The 2022 budget has a projected deficit of $138,660 which will be funded from diocesan reserves. See more information about the 2022 budget in the pie charts and budget summary in this issue. 

Transforming Futures 

At its November meeting, diocesan council approved suspending the fundraising portion of Transforming Futures, considering the shifting reality brought about by the pandemic. The synod received $116,295 from Transforming Futures between 2019 and 2021, which was used towards vision implementation work. Walter Stewart will continue, along with the bishop, as co-chair of Transforming Futures. Stewart will work with Brendon Neilson, diocesan vision animator, to assist parishes in identifying how they are and will live out the diocesan vision in their context. 

At its January meeting, DC passed a motion that all funds received by parishes for Transforming Futures from Jan. 1, 2022, be retained 100 per cent by the parish for the parish’s Transforming Futures case implementation and related projects. 

Budget 

Forecasting continues to be a difficult task as the pandemic lingers on. In January, diocesan council passed a $1.7M budget for 2022 with $138,660 deficit. The deficit will be funded from diocesan reserves. 

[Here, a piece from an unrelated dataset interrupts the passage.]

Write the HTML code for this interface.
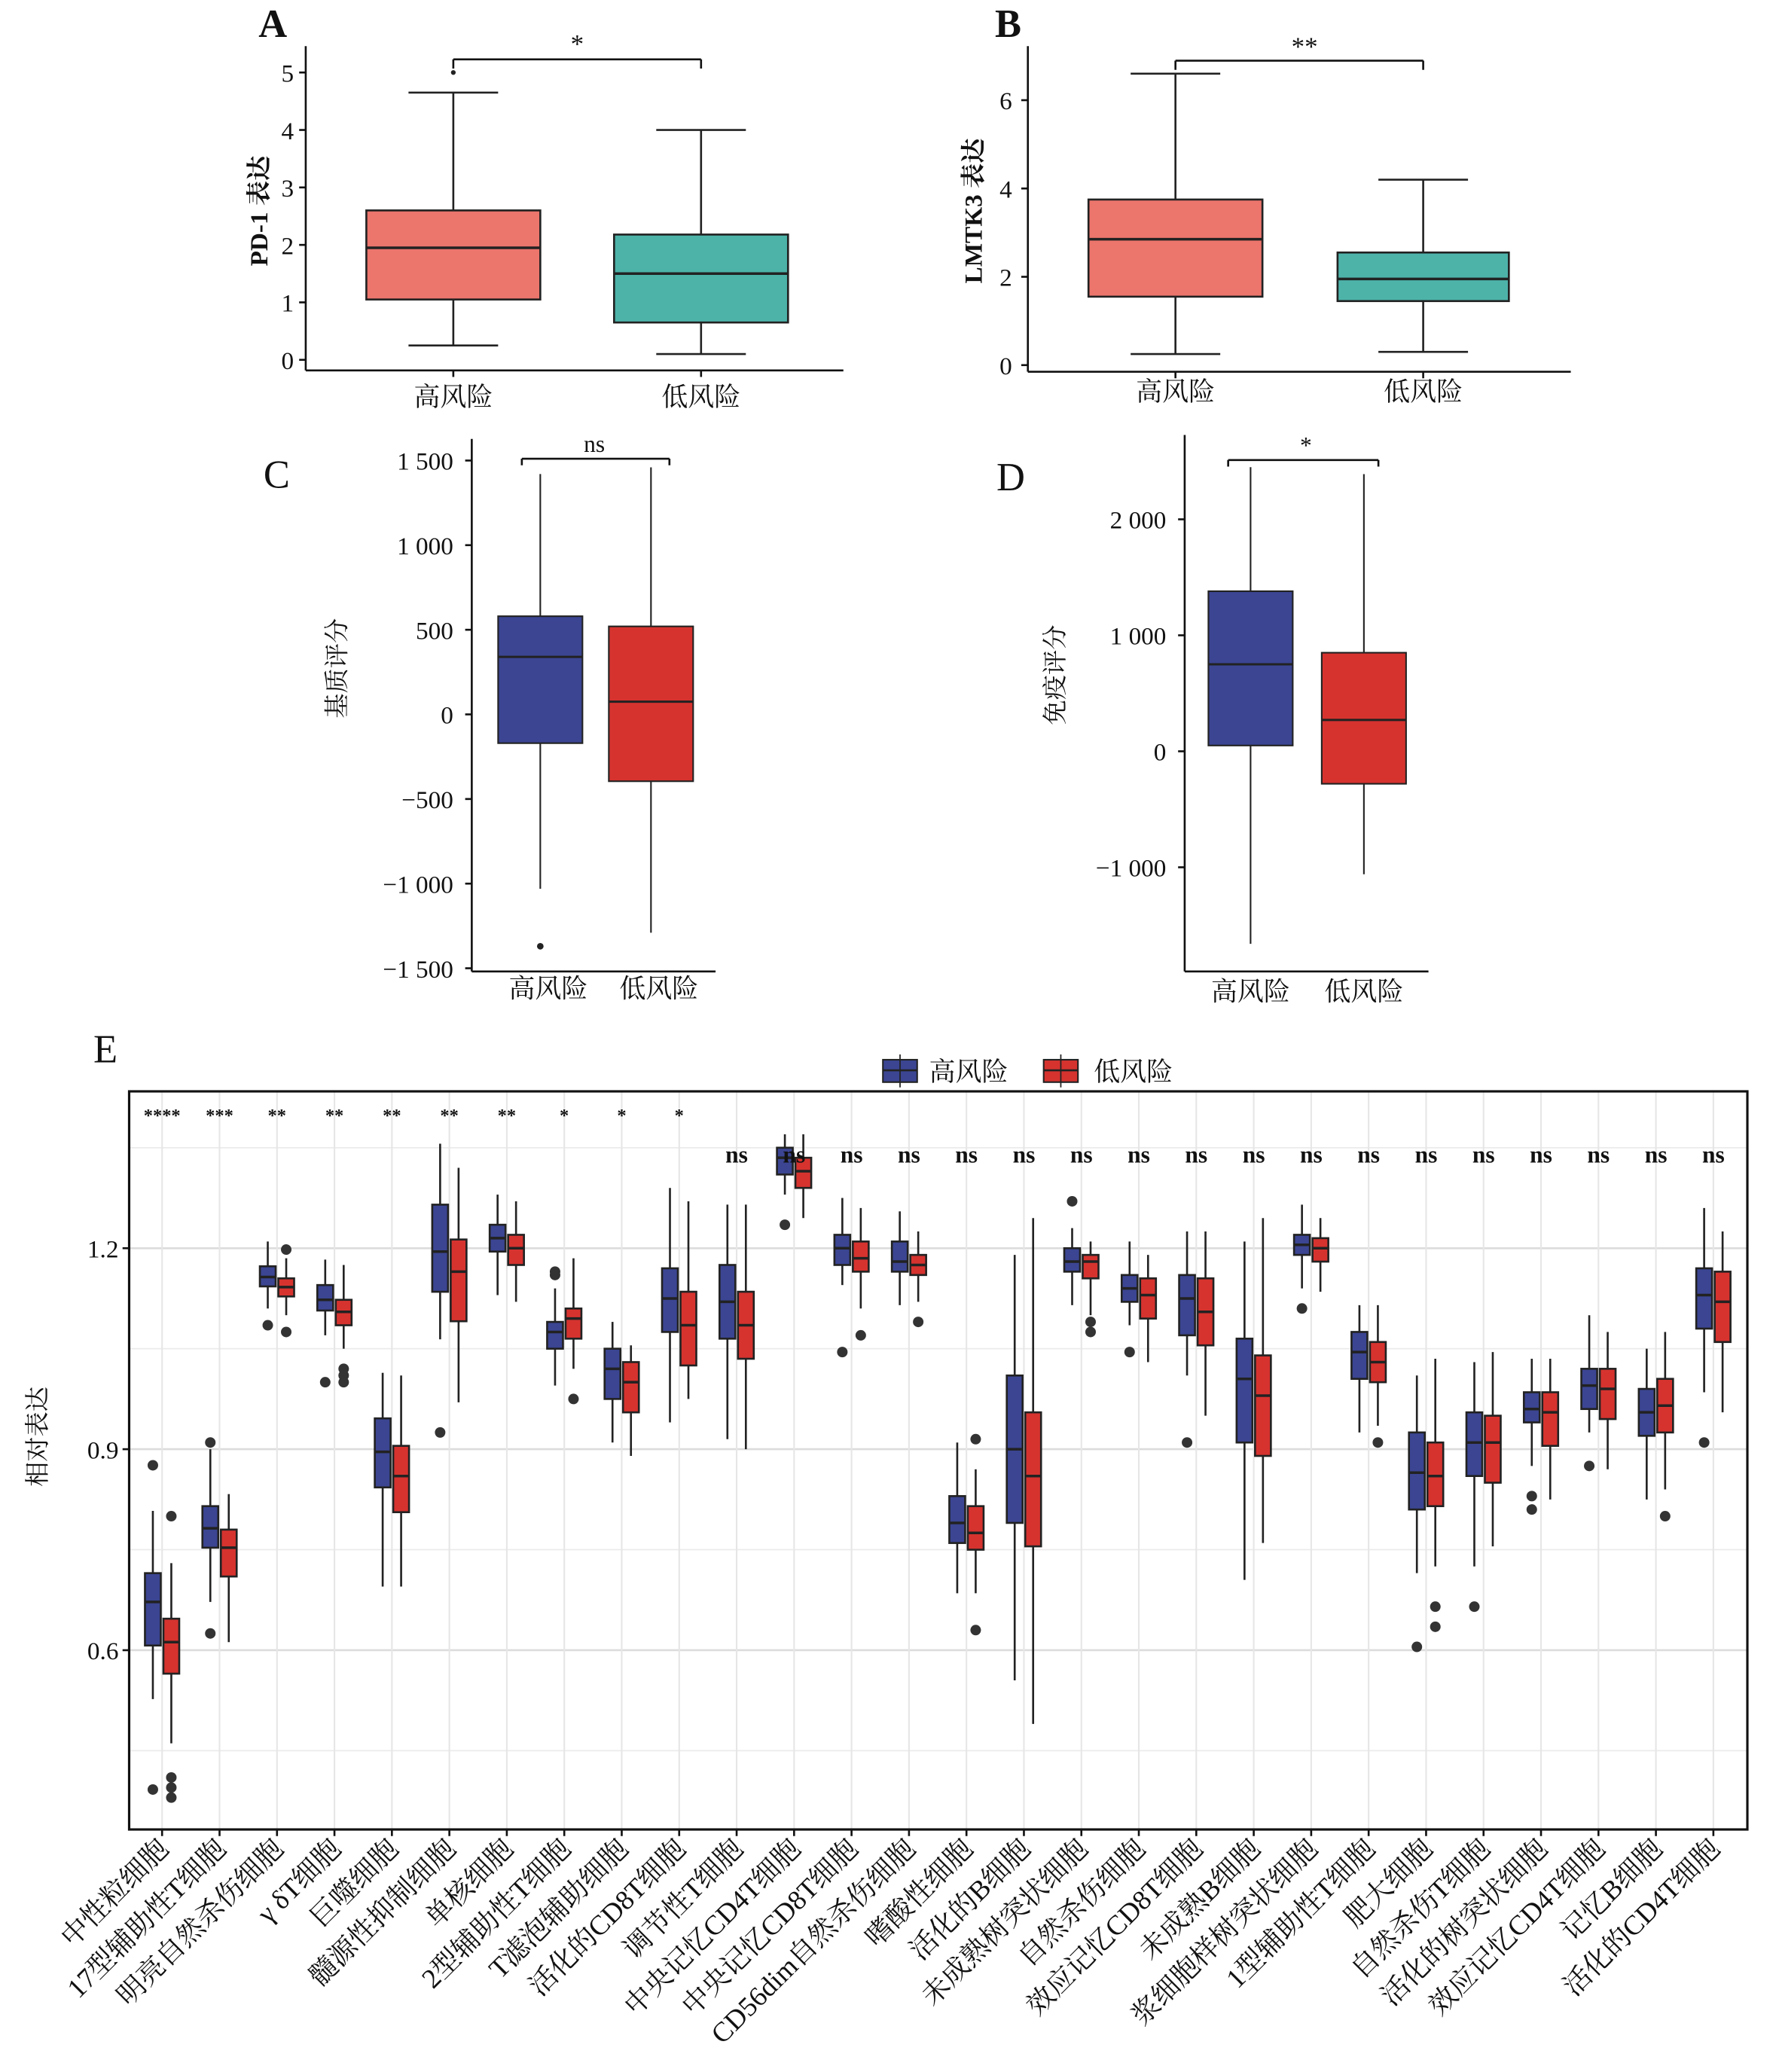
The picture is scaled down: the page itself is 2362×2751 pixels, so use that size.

Parishes continue to have diminished rental revenue in the face of the pandemic and giving has also been impacted with loss of parishioners. Diocesan assessment revenue for 2022 (based on 2020 parish operations) will be approximately $200,000 lower than the previous year. New for 2022, the national assessment expenditure has been aligned with the same percentages the diocese applies to parish assessments (16.5 per cent and 10 per cent on bequests). 

No monies have been budgeted to Transforming Futures and, as effective Jan. 1, 2022, funds received by parishes will be retained 100 per cent by the parish for the parish’s Transforming Futures case implementation and related projects. 

The diocesan commitment of $60,000 for the refugee program is partially funded from an unspent 2021 allocation carried forward and a Victoria Foundation grant. Expect savings of $20,000 from the wind up of the linked banking system. Cemetery management started in late 2021 and will have an expected cost of $12,000.